7. Turn Off Unused Features
RTOSes are extremely rich and complicated software systems. They include many features that won’t be utilized by every application or developer. Becoming familiar with the RTOSes configuration file can be very helpful in minimizing memory usage and code size. The configuration file allows developers to enable and disable features.
Using an RTOS doesn’t necessarily require a souped-up microcontroller or a plethora of memory. The way that a developer architects and uses their RTOS can make all the difference between whether it works well in a resource-constrained environment or is labeled bloat code. These seven tips are just a few to get you started in optimizing your RTOS.
What other tips can you think of to make sure that an RTOS runs efficiently in a small memory footprint? Share your ideas in the below comments section.
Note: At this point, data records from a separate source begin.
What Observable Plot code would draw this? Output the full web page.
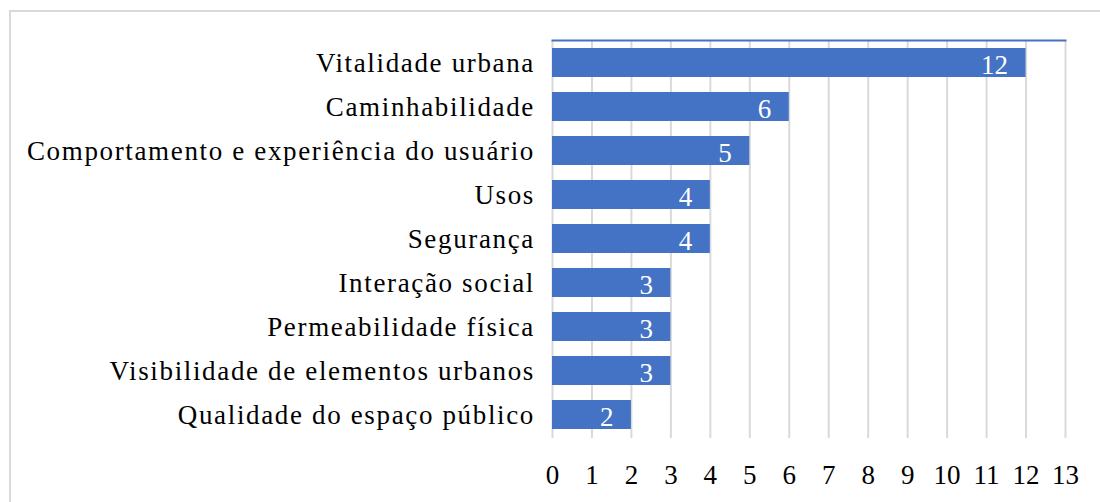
<!DOCTYPE html>
<html>
<head>
<meta charset="utf-8">
<script src="https://cdn.jsdelivr.net/npm/d3@7"></script>
<script src="https://cdn.jsdelivr.net/npm/@observablehq/plot@0.6"></script>
<style>
  html, body { margin: 0; padding: 0; background: #fff; }
  #wrap { position: relative; width: 1100px; height: 502px; overflow: hidden; }
  #border { position: absolute; left: 9px; top: 10px; width: 1200px; height: 600px;
            border-top: 2px solid #d9d9d9; border-left: 2px solid #d9d9d9; pointer-events: none; }
  svg { display: block; }
  #wrap svg g[aria-label="y-axis tick label"] text { letter-spacing: 1.65px; }
</style>
</head>
<body>
<div id="wrap"><div id="border"></div></div>
<script>
const categories = [
  "Vitalidade urbana",
  "Caminhabilidade",
  "Comportamento e experiência do usuário",
  "Usos",
  "Segurança",
  "Interação social",
  "Permeabilidade física",
  "Visibilidade de elementos urbanos",
  "Qualidade do espaço público"
];
const values = [12, 6, 5, 4, 4, 3, 3, 3, 2];
const xTicks = [0,1,2,3,4,5,6,7,8,9,10,11,12,13];

const data = categories.map((c, i) => ({category: c, value: values[i]}));
const FONT = "'Liberation Serif', 'Times New Roman', serif";

const chart = Plot.plot({
  width: 1100,
  height: 502,
  marginLeft: 552,
  marginRight: 35,
  marginTop: 40,
  marginBottom: 64,
  style: {fontFamily: FONT, fontSize: "27px", color: "#000", background: "transparent"},
  x: {domain: [0, 13]},
  y: {domain: categories, paddingInner: 0.34, paddingOuter: 0.17},
  marks: [
    Plot.gridX(xTicks, {stroke: "#d9d9d9", strokeOpacity: 1, strokeWidth: 2}),
    Plot.barX(data, {x: "value", y: "category", fill: "#4472C4"}),
    Plot.frame({anchor: "top", stroke: "#4472C4", strokeWidth: 2}),
    Plot.axisX(xTicks, {tickSize: 0, tickPadding: 26, label: null, fontFamily: FONT, fontSize: 27, fill: "#000"}),
    Plot.axisY({tickSize: 0, tickPadding: 17.5, label: null, fontFamily: FONT, fontSize: 27, fill: "#000"}),
    Plot.text(data, {x: "value", y: "category", text: d => String(d.value), fill: "#fff", textAnchor: "end", dx: -18, dy: 2.7, fontFamily: FONT, fontSize: 27})
  ]
});
document.getElementById("wrap").prepend(chart);
</script>
</body>
</html>
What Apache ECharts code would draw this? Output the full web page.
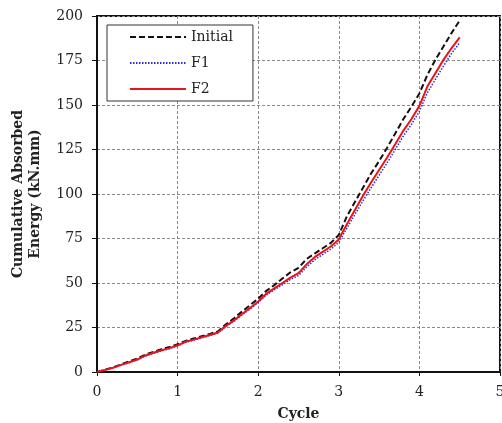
<!DOCTYPE html>
<html>
<head>
<meta charset="utf-8">
<script src="https://cdn.jsdelivr.net/npm/echarts@6/dist/echarts.min.js"></script>
<style>
  html, body { margin: 0; padding: 0; background: #fff; }
  #chart { width: 502px; height: 423px; }
</style>
</head>
<body>
<div id="chart"></div>
<script>
// Cycle positions (0 to 4.5 in steps of 0.1)
var cycles = [0, 0.1, 0.2, 0.3, 0.4, 0.5, 0.6, 0.7, 0.8, 0.9,
              1.0, 1.1, 1.2, 1.3, 1.4, 1.5, 1.6, 1.7, 1.8, 1.9,
              2.0, 2.1, 2.2, 2.3, 2.4, 2.5, 2.6, 2.7, 2.8, 2.9,
              3.0, 3.1, 3.2, 3.3, 3.4, 3.5, 3.6, 3.7, 3.8, 3.9,
              4.0, 4.1, 4.2, 4.3, 4.4, 4.5];

// Cumulative absorbed energy (kN.mm)
var initialEnergy = [0, 1.3, 2.6, 4.3, 5.9, 7.5, 9.8, 11.3, 12.8, 14.0,
                     15.6, 17.5, 18.8, 20.1, 21.4, 22.8, 26.8, 30.2, 34.0, 37.6,
                     41.2, 45.6, 48.8, 52.5, 56.0, 58.5, 63.5, 66.5, 69.5, 72.5,
                     77.0, 87.5, 95.5, 103.5, 111.5, 118.5, 126.0, 134.0, 142.0, 149.0,
                     156.5, 167.0, 175.5, 183.0, 190.5, 197.5];
var f1Energy = [0, 1.1, 2.3, 3.8, 5.3, 6.8, 9.0, 10.5, 11.9, 13.1,
                14.7, 16.7, 17.9, 19.2, 20.5, 21.9, 25.5, 28.6, 32.1, 35.4,
                39.0, 43.2, 46.2, 49.0, 52.0, 54.2, 59.0, 63.0, 66.0, 69.0,
                72.8, 80.8, 88.5, 96.2, 103.5, 110.5, 117.5, 125.0, 132.5, 139.0,
                146.5, 157.0, 164.5, 172.0, 179.0, 185.0];
var f2Energy = [0, 1.2, 2.4, 4.0, 5.5, 7.0, 9.3, 10.8, 12.2, 13.4,
                15.0, 17.0, 18.2, 19.5, 20.8, 22.2, 25.9, 29.0, 32.6, 36.0,
                39.6, 44.0, 47.0, 50.0, 53.0, 55.5, 60.5, 64.5, 67.5, 70.5,
                74.5, 83.0, 91.0, 99.0, 106.5, 113.5, 120.5, 128.0, 135.5, 142.0,
                149.5, 160.5, 168.0, 175.5, 182.0, 188.0];

var seriesNames = ['Initial', 'F1', 'F2'];
var xTicks = { min: 0, max: 5, step: 1 };
var yTicks = { min: 0, max: 200, step: 25 };

function pairs(xs, ys) {
  return xs.map(function (x, i) { return [x, ys[i]]; });
}

var serif = 'DejaVu Serif';
var chart = echarts.init(document.getElementById('chart'), null, { renderer: 'canvas' });

var gridLine = { show: true, lineStyle: { color: '#8a8a8a', type: [3, 2], width: 1 } };

chart.setOption({
  animation: false,
  backgroundColor: '#fff',
  grid: {
    left: 97, top: 16, right: 2, bottom: 51,
    outerBoundsMode: 'none', containLabel: false,
    show: true, borderColor: '#111', borderWidth: 2
  },
  legend: {
    orient: 'vertical',
    left: 107, top: 25,
    data: seriesNames,
    itemWidth: 56, itemHeight: 14, itemGap: 12,
    padding: [5, 20, 5, 22],
    backgroundColor: '#fff',
    borderColor: '#333', borderWidth: 1,
    // legend keys show only the line style, no marker
    itemStyle: { opacity: 0 },
    textStyle: { fontFamily: serif, fontSize: 14, color: '#222' }
  },
  xAxis: {
    type: 'value',
    min: xTicks.min, max: xTicks.max, interval: xTicks.step,
    name: 'Cycle', nameLocation: 'middle', nameGap: 35,
    nameTextStyle: { fontFamily: serif, fontWeight: 'bold', fontSize: 14, color: '#222' },
    axisLine: { show: true, onZero: false, lineStyle: { color: '#111', width: 2 } },
    axisTick: { show: true, inside: false, length: 4, lineStyle: { color: '#111' } },
    axisLabel: { fontFamily: serif, fontSize: 14, color: '#222', margin: 13 },
    splitLine: gridLine
  },
  yAxis: {
    type: 'value',
    min: yTicks.min, max: yTicks.max, interval: yTicks.step,
    name: 'Cumulative Absorbed\nEnergy (kN.mm)', nameLocation: 'middle', nameGap: 53,
    nameTextStyle: { fontFamily: serif, fontWeight: 'bold', fontSize: 14, color: '#222', lineHeight: 17 },
    axisLine: { show: true, onZero: false, lineStyle: { color: '#111', width: 2 } },
    axisTick: { show: true, inside: false, length: 5, lineStyle: { color: '#111' } },
    axisLabel: { fontFamily: serif, fontSize: 14, color: '#222', margin: 14 },
    splitLine: gridLine
  },
  series: [
    {
      name: seriesNames[0], type: 'line', symbol: 'none', z: 2,
      data: pairs(cycles, initialEnergy),
      lineStyle: { color: '#111', width: 2, type: [6, 3] },
      itemStyle: { color: '#111' }
    },
    {
      name: seriesNames[1], type: 'line', symbol: 'none', z: 3,
      data: pairs(cycles, f1Energy),
      lineStyle: { color: '#2b2bd8', width: 1.5, type: [1.5, 1.5] },
      itemStyle: { color: '#2b2bd8' }
    },
    {
      name: seriesNames[2], type: 'line', symbol: 'none', z: 4,
      data: pairs(cycles, f2Energy),
      lineStyle: { color: '#e8141c', width: 2 },
      itemStyle: { color: '#e8141c' }
    }
  ]
});
</script>
</body>
</html>
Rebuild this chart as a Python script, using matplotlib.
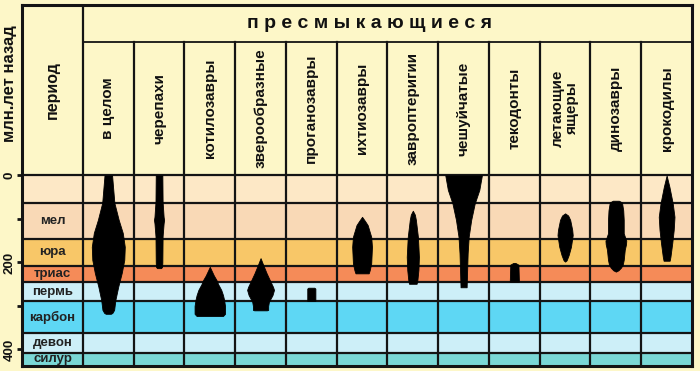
import matplotlib
matplotlib.use("Agg")
import matplotlib.pyplot as plt
import numpy as np

plt.rcParams['font.family'] = ['Liberation Sans', 'DejaVu Sans']

# ---------------- data ----------------
group_title = "пресмыкающиеся"
groups = ["в целом", "черепахи", "котилозавры", "зверообразные", "проганозавры",
          "ихтиозавры", "завроптеригии", "чешуйчатые", "текодонты",
          "летающие\nящеры", "динозавры", "крокодилы"]

period_names = ["", "мел", "юра", "триас", "пермь", "карбон", "девон", "силур"]
period_bounds = [0, 64, 146, 208, 246, 288, 363, 408, 438]   # млн лет назад
period_colors = ["#fde8c6", "#f9d9b6", "#f8c768", "#f58b58",
                 "#cdeff8", "#5ed7f4", "#cdeff8", "#7ad8d6"]

y_ticks = [0, 100, 200, 300, 400]
y_tick_labels = ["0", "", "200", "", "400"]

# time (Ma) and relative diversity width (fraction of column width) for each group
ma_0 = [0, 63, 102, 132, 164, 194, 224, 256, 286, 309, 316, 318]
w_0 = [0.15, 0.24, 0.41, 0.57, 0.65, 0.63, 0.53, 0.39, 0.28, 0.23, 0.16, 0.10]
ma_1 = [0, 60, 95, 102, 110, 140, 200, 210, 213]
w_1 = [0.13, 0.14, 0.18, 0.20, 0.18, 0.14, 0.13, 0.12, 0.08]
ma_2 = [210, 220, 230, 240, 250, 263, 275, 285, 300, 318, 323]
w_2 = [0.0, 0.08, 0.16, 0.26, 0.33, 0.45, 0.52, 0.56, 0.60, 0.60, 0.52]
ma_3 = [190, 205, 225, 245, 256, 263, 275, 290, 300, 309, 310]
w_3 = [0.0, 0.10, 0.24, 0.40, 0.49, 0.53, 0.47, 0.33, 0.30, 0.30, 0.25]
ma_4 = [258, 260, 288]
w_4 = [0.12, 0.16, 0.16]
ma_5 = [95, 105, 114, 141, 164, 202, 218, 225]
w_5 = [0.0, 0.12, 0.22, 0.36, 0.39, 0.36, 0.30, 0.26]
ma_6 = [81, 90, 102, 141, 187, 217, 240, 249]
w_6 = [0.0, 0.08, 0.12, 0.20, 0.24, 0.22, 0.18, 0.15]
ma_7 = [0, 33, 64, 102, 141, 179, 217, 257]
w_7 = [0.72, 0.62, 0.44, 0.30, 0.20, 0.16, 0.14, 0.12]
ma_8 = [201, 205, 244]
w_8 = [0.04, 0.16, 0.18]
ma_9 = [87, 92, 102, 125, 137, 164, 183, 195, 198]
w_9 = [0.0, 0.12, 0.20, 0.28, 0.30, 0.23, 0.14, 0.06, 0.0]
ma_10 = [58, 62, 80, 102, 133, 145, 150, 158, 171, 194, 205, 212, 218, 221]
w_10 = [0.12, 0.24, 0.29, 0.31, 0.31, 0.38, 0.41, 0.40, 0.35, 0.31, 0.27, 0.20, 0.10, 0.0]
ma_11 = [0, 26, 64, 95, 125, 156, 187, 196]
w_11 = [0.0, 0.11, 0.24, 0.31, 0.28, 0.22, 0.15, 0.12]

shapes_ma = [ma_0, ma_1, ma_2, ma_3, ma_4, ma_5, ma_6, ma_7, ma_8, ma_9, ma_10, ma_11]
shapes_w = [w_0, w_1, w_2, w_3, w_4, w_5, w_6, w_7, w_8, w_9, w_10, w_11]

# ---------------- figure ----------------
bg = "#fdf7c8"
line_c = "#141414"
text_c = "#111111"

fig = plt.figure(figsize=(7, 3.71), dpi=100)
fig.patch.set_facecolor(bg)
ax = fig.add_axes([22 / 700, 5 / 371, 670 / 700, 361 / 371])
ax.set_facecolor(bg)

ncol = len(groups)
x_left = -1.2
y_top = -392
y_head = -307
ax.set_xlim(x_left, ncol)
ax.set_ylim(period_bounds[-1], y_top)

# period bands
for i, name in enumerate(period_names):
    y0, y1 = period_bounds[i], period_bounds[i + 1]
    ax.axhspan(y0, y1, color=period_colors[i], lw=0, zorder=0)
    if name:
        ax.text(x_left / 2, (y0 + y1) / 2, name, ha="center", va="center",
                fontsize=9.5, fontweight="bold", color="#222222", zorder=3)

# horizontal band lines
for b in period_bounds[:-1]:
    ax.plot([x_left, ncol], [b, b], color=line_c, lw=1.6, zorder=2,
            solid_capstyle="butt")
ax.plot([0, ncol], [y_head, y_head], color=line_c, lw=1.3, zorder=2)

# vertical column lines
ax.plot([0, 0], [y_top, period_bounds[-1]], color=line_c, lw=1.6, zorder=2)
for k in range(1, ncol):
    ax.plot([k, k], [y_head, period_bounds[-1]], color=line_c, lw=1.6, zorder=2)

# shapes
for i in range(ncol):
    ma = np.array(shapes_ma[i], dtype=float)
    w = np.array(shapes_w[i], dtype=float)
    c = i + 0.5
    ax.fill_betweenx(ma, c - w / 2, c + w / 2, color="black", lw=0.6,
                     edgecolor="black", zorder=4)

# headers
ax.text(5.65, -349, " ".join(group_title), ha="center", va="center",
        fontsize=14, fontweight="bold", color=text_c)
for i, g in enumerate(groups):
    ax.text(i + 0.5, -154, g, rotation=90, ha="center", va="center",
            multialignment="center", fontsize=11, fontweight="bold",
            color=text_c, linespacing=1.0)
ax.text(x_left / 2, -196, "период", rotation=90, ha="center", va="center",
        fontsize=11.5, fontweight="bold", color=text_c)

# axis
for s in ax.spines.values():
    s.set_linewidth(2.2)
    s.set_color(line_c)
    s.set_zorder(5)
ax.set_xticks([])
ax.set_yticks(y_ticks)
ax.set_yticklabels(y_tick_labels)
ax.tick_params(axis="y", direction="out", length=3.5, width=2, pad=1,
               labelsize=9.5, labelrotation=90, colors=line_c)
for lab in ax.get_yticklabels():
    lab.set_fontweight("bold")
    lab.set_va("center")
    lab.set_color(text_c)

fig.text(10 / 700, 1 - 84 / 371, "млн.лет назад", rotation=90, ha="center",
         va="center", fontsize=12, fontweight="bold", color=text_c)

fig.savefig("out.png", dpi=100, facecolor=bg)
Jacob Beningo is an embedded software consultant who currently works with clients in more than a dozen countries to dramatically transform their businesses by improving product quality, cost and time to market. He has published more than 200 articles on embedded software development techniques, is a sought-after speaker and technical trainer and holds three degrees which include a Masters of Engineering from the University of Michigan. Feel free to contact him at [email protected], at his website www.beningo.com/, and sign-up for his monthly Embedded Bytes Newsletter .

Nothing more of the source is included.